Home > Energy > News > Energy investigation 'a waste of time'
INDEPENDENT energy suppliers have reacted angrily to the Competition and Markets Authority's final proposals for the UK retail energy market.
At least two have called the two-year, £5 million investigation, into the industry a waste of money, while the UK's biggest independent provider, First Utility, say the CMA have "completely missed the mark".
The CMA say that their recommendations - more than 30 in all - will create a "framework for effective competition", and encourage more of us to "exploit the benefits of competition" while protecting vulnerable customers.
That competition will be stoked, they say, by letting suppliers offer more tariffs and discounts, and removing the obligation for price comparison sites to show would-be switchers all the deals available on the market.
Ofgem have been trying to make things easier for energy customers for a long time - back in 2011 they issued the Big Six suppliers with a stark warning to simplify their tariffs and terms.
Back then, when independent energy companies numbered in single figures and accounted for just 1% of the market, Ofgem were concerned that the number of tariffs available had risen from 180 to more than 300 in just three years.
Furthermore, they were bothered that many of those who made the effort to switch provider ended up paying more for their energy because of often unclear, and sometimes downright opaque, terms and conditions.

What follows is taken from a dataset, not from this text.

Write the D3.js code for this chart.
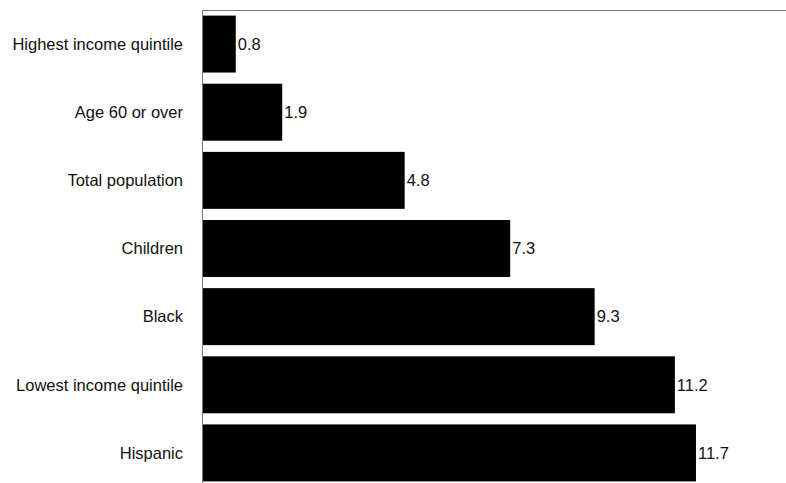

The next few years saw two significant changes to the energy market - the rise of the independent provider, and the implementation of Ofgem's rules on "simpler choices".
Suppliers were limited to offering just four core tariffs per fuel, and just two kinds of discount - one to dual fuel customers, and one for those of us choosing to manage our accounts online.
In addition, "complex" tariffs involving tiered unit prices and standing charges were banned.
At the same time, a host of new providers started to appear, frequently offering more competitive prices than their bigger rivals.
The results have been mixed. Switching has risen - and in the past year, more of us have defected from the Big Six to an independent company than ever before.
But complaints have skyrocketed, and other companies have become less competitive.
White label provider Sainsbury's Energy, for example, used to offer a couple of deals that easily beat those of their supplier, British Gas - but they've since decided to match the more expensive tariffs sold by their parent company.
As they came closer to making their final recommendations, the CMA's disdain for Ofgem's four tariff limit became much more evident - and now they've decided they're going to reverse all three of the "simpler choices" changes.
First Utility's chief financial officer, Darren Braham, summed it up nicely when he said that we could well end up with "a baffling array of tariffs... and customers continuing to pay much more than they need to".
Still, at least customers don't have to worry about price comparison websites (PCWs) adding to that confusion - because the CMA have, rather oddly, removed the obligation for sites like ours to make available the details of every deal on the market.
Instead they'll be able to pick and choose which suppliers they feature - and negotiate their own tariffs and discounts, paid for by the commission they receive from the suppliers.
Even bearing in mind that it does cost PCWs to provide and maintain full tariff lists, it's not wholly clear why they can't be allowed to negotiate those deals at the same time as continuing to show the whole market.
We would have thought that competition would have been better served by allowing people to see not just a site's "best" or "exclusive" deals, but those that may be genuinely cheaper.
However, while Ofgem's efforts to simplify the energy market have been found wanting by the CMA, they will have a serious role to play in promoting competition as the CMA see it working.
The CMA want companies to be allowed to write to customers who've been on a rival supplier's standard variable tariff for three years or more, offering them cheaper, easily accessible, deals based on a household's actual usage history.
Ofgem will have the privilege of running the secure database that holds those details, and of testing the frequency and form of those rival bids for our custom, to ensure they really are effective in helping people save money.
This is another of those remedies that many independent suppliers have been less than impressed by.
Good Energy's chief executive Juliet Davenport said she wasn't convinced "that a database of customers to be marketed to will get people switching more... If twerking men and meerkats on TV can't make you switch, then junk mail through your letter box won't".